To inspect the metadata and tags on a specific blob:

az storage blob show \
  --account-name <storage-account-name> \
  --container-name ecf-errors-logs \
  --name "2026/05/29/12/00/<uuid>.json" \
  --auth-mode login \
  --query "{metadata:properties.metadata, tags:tags}"
		

If the blob has ecf_event_hub_namespace and ecf_event_hub_name tags or metadata, you can omit those flags and the tool will resolve them automatically:

ecf-replay-cli \
  --storage-account-url "https://<storage-account-name>.blob.core.windows.net/" \
  --container ecf-errors-logs \
  --blob "2026/05/29/12/00/<uuid>.json"
		

If the blob is missing metadata or you want to override the destination, pass all flags explicitly:

ecf-replay-cli \
  --storage-account-url "https://<storage-account-name>.blob.core.windows.net/" \
  --container ecf-errors-logs \
  --blob "2026/05/29/12/00/<uuid>.json" \
  --function logs \
  --event-hub-namespace "<namespace>.servicebus.windows.net" \
  --event-hub-name logs
		

On success, the tool prints the number of resubmitted messages:

replayed 3 message(s) to <namespace>.servicebus.windows.net/logs
		

The events are published to Event Hub in their original order, EDOT Cloud Forwarder picks them up and forwards them to Elasticsearch. The ecf_status tag on the blob is then updated to "retried".

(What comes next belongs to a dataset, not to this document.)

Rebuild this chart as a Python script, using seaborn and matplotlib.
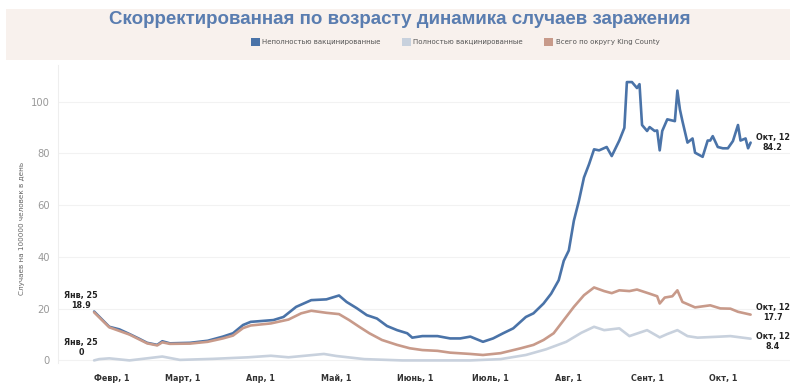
import pandas as pd
import matplotlib.pyplot as plt
from matplotlib.patches import Rectangle
import seaborn as sns

# Series: days since 25 Jan 2021 and cases per 100k per day
unvax_day = [0, 6, 10, 14, 18, 21, 25, 27, 30, 38, 45, 51, 55, 59, 62, 71, 75, 80, 86, 92,
             97, 100, 104, 108, 112, 116, 120, 124, 126, 130, 136, 141, 145, 149, 154, 158,
             162, 166, 171, 174, 178, 181, 184, 186, 188, 190, 192, 194, 196, 198, 200, 203,
             205, 208, 210, 211, 213, 215, 216, 217, 219, 220, 222, 223, 224, 225, 227, 230,
             231, 232, 233, 235, 237, 238, 241, 243, 244, 245, 247, 249, 251, 253, 255, 256,
             258, 259, 260]
unvax_val = [18.9, 13.0, 12.0, 10.2, 8.3, 6.8, 6.0, 7.4, 6.6, 6.8, 7.6, 9.2, 10.5, 13.7, 14.9,
             15.6, 16.8, 20.7, 23.3, 23.6, 25.1, 22.6, 20.2, 17.5, 16.2, 13.3, 11.7, 10.5, 8.8,
             9.4, 9.4, 8.5, 8.5, 9.2, 7.2, 8.5, 10.5, 12.4, 16.8, 18.2, 22.0, 25.8, 31.0, 38.5,
             42.5, 54.0, 61.7, 70.7, 75.8, 81.6, 81.2, 82.5, 79.0, 85.0, 89.9, 107.6, 107.6,
             105.3, 106.8, 91.0, 88.7, 90.2, 88.7, 88.9, 81.2, 88.7, 93.2, 92.5, 104.3, 97.0,
             92.5, 84.2, 85.8, 80.3, 78.7, 85.0, 85.0, 86.7, 82.5, 82.0, 82.0, 84.8, 91.0, 85.0,
             85.8, 82.0, 84.2]

vax_day = [0, 2, 6, 14, 27, 34, 47, 61, 70, 77, 91, 96, 107, 122, 149, 161, 171, 179, 187,
           193, 198, 202, 208, 212, 219, 224, 227, 231, 235, 239, 248, 252, 260]
vax_val = [0.0, 0.5, 0.8, 0.0, 1.5, 0.2, 0.6, 1.2, 1.8, 1.2, 2.5, 1.7, 0.5, 0.0, 0.0, 0.5, 2.1,
           4.3, 7.2, 10.7, 13.0, 11.7, 12.4, 9.4, 11.7, 8.9, 10.2, 11.7, 9.4, 8.8, 9.2, 9.4, 8.4]

county_day = [0, 6, 14, 21, 25, 27, 30, 38, 45, 51, 55, 59, 62, 70, 77, 82, 86, 92, 97, 101,
              105, 109, 114, 120, 125, 130, 136, 141, 149, 154, 161, 169, 174, 178, 182, 186,
              190, 194, 198, 202, 205, 208, 212, 215, 220, 223, 224, 226, 229, 231, 233, 238,
              244, 248, 252, 255, 260]
county_val = [18.6, 12.8, 10.0, 6.6, 5.8, 7.0, 6.4, 6.5, 7.2, 8.5, 9.6, 12.5, 13.5, 14.3, 15.8,
              18.2, 19.2, 18.4, 17.9, 15.6, 13.0, 10.5, 7.9, 6.0, 4.7, 4.0, 3.7, 3.0, 2.5, 2.1,
              2.8, 4.7, 6.0, 7.9, 10.5, 15.6, 20.7, 25.2, 28.2, 26.8, 26.0, 27.1, 26.8, 27.4,
              25.8, 24.8, 22.0, 24.3, 24.8, 27.1, 22.6, 20.5, 21.3, 20.1, 20.0, 18.8, 17.7]

series_names = ["Неполностью вакцинированные", "Полностью вакцинированные", "Всего по округу King County"]
colors = ["#4a73a8", "#c8d1dd", "#c89a8a"]
month_ticks = ["2021-02-01", "2021-03-01", "2021-04-01", "2021-05-01", "2021-06-01",
               "2021-07-01", "2021-08-01", "2021-09-01", "2021-10-01"]
month_labels = ["Февр, 1", "Март, 1", "Апр, 1", "Май, 1", "Июнь, 1", "Июль, 1", "Авг, 1", "Сент, 1", "Окт, 1"]

start = pd.Timestamp("2021-01-25")
frames = []
for name, days, vals in zip(series_names, [unvax_day, vax_day, county_day],
                            [unvax_val, vax_val, county_val]):
    frames.append(pd.DataFrame({"date": start + pd.to_timedelta(days, unit="D"),
                                "value": vals, "series": name}))
df = pd.concat(frames, ignore_index=True)

sns.set_style("white")
plt.rcParams["font.family"] = ["DejaVu Sans"]

fig = plt.figure(figsize=(8, 3.9), dpi=100)
fig.patches.append(Rectangle((6 / 800, 1 - 60 / 390), 784 / 800, 51 / 390,
                             transform=fig.transFigure, facecolor="#f8f1ed", edgecolor="none", zorder=0))
fig.text(0.5, 1 - 19 / 390, "Скорректированная по возрасту динамика случаев заражения",
         ha="center", va="center", fontsize=13.5, fontweight="bold", color="#5a7db0",
         family=["Liberation Sans Narrow", "Liberation Sans"])

ax = fig.add_axes([58 / 800, 1 - 363 / 390, 732 / 800, 298 / 390])
sns.lineplot(data=df.iloc[::-1], x="date", y="value", hue="series", hue_order=series_names,
             palette=colors, linewidth=1.9, legend=False, ax=ax)
for ln in ax.lines:
    ln.set_solid_joinstyle("round")

ax.set_ylim(-1.0, 114.2)
ax.set_xlim(start - pd.Timedelta(days=14.3), start + pd.Timedelta(days=275.6))
ax.set_yticks([0, 20, 40, 60, 80, 100])
ax.set_xticks(pd.to_datetime(month_ticks))
ax.set_xticklabels(month_labels, fontsize=5.8, fontweight="bold", color="#333333")
ax.tick_params(axis="x", length=4, color="#cccccc", pad=4)
ax.tick_params(axis="y", length=3, color="#dddddd", labelsize=7.2, labelcolor="#999999", pad=3)
ax.grid(axis="y", color="#f2f2f2", linewidth=0.8)
for side in ["top", "right", "bottom"]:
    ax.spines[side].set_visible(False)
ax.spines["left"].set_color("#eeeeee")
ax.set_xlabel("")
ax.set_ylabel("")
fig.text(22 / 800, 1 - 228 / 390, "Случаев на 100000 человек в день", rotation=90,
         ha="center", va="center", fontsize=5.2, color="#666666")

# end labels
def label(day, val, text, dx, dy):
    ax.annotate(text, xy=(start + pd.Timedelta(days=day), val), xytext=(dx, dy),
                textcoords="offset pixels", ha="center", va="center", fontsize=5.8,
                fontweight="bold", color="#222222", linespacing=1.2)

label(0, unvax_val[0], f"Янв, 25\n{unvax_val[0]}", -13, 11)
label(0, vax_val[0], "Янв, 25\n0", -13, 13)
label(260, unvax_val[-1], f"Окт, 12\n{unvax_val[-1]}", 22, 0)
label(260, county_val[-1], f"Окт, 12\n{county_val[-1]}", 22, 2)
label(260, vax_val[-1], f"Окт, 12\n{vax_val[-1]}", 22, -3)

# legend
handles = [Rectangle((0, 0), 1, 1, facecolor=c, edgecolor="none") for c in colors]
fig.legend(handles, series_names, loc="center", bbox_to_anchor=(455 / 800, 1 - 42 / 390), ncol=3,
           frameon=False, fontsize=5, handlelength=1.3, handleheight=1.6, handletextpad=0.4,
           columnspacing=3.0, labelcolor="#555555")

fig.savefig("out.png", dpi=100)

All flags can also be set via environment variables. Flags take precedence over environment variables and blob metadata.

Flag Environment variable Required Description
--storage-account-url ECF_REPLAY_STORAGE_ACCOUNT_URL Yes Blob storage account URL, for example https://<account>.blob.core.windows.net/
--container ECF_REPLAY_CONTAINER Yes Blob container name, for example ecf-errors-logs
--blob ECF_REPLAY_BLOB Yes Blob path within the container
--function ECF_REPLAY_FUNCTION No* Function name used to decode the blob payload. Falls back to the ecf_function blob tag or metadata.
--event-hub-namespace ECF_REPLAY_EVENT_HUB_NAMESPACE No* Fully qualified Event Hub namespace host. Falls back to the ecf_event_hub_namespace blob tag or metadata.
--event-hub-name ECF_REPLAY_EVENT_HUB_NAME No* Event Hub name. Falls back to the ecf_event_hub_name blob tag or metadata.

*Required if not present in blob tags or metadata.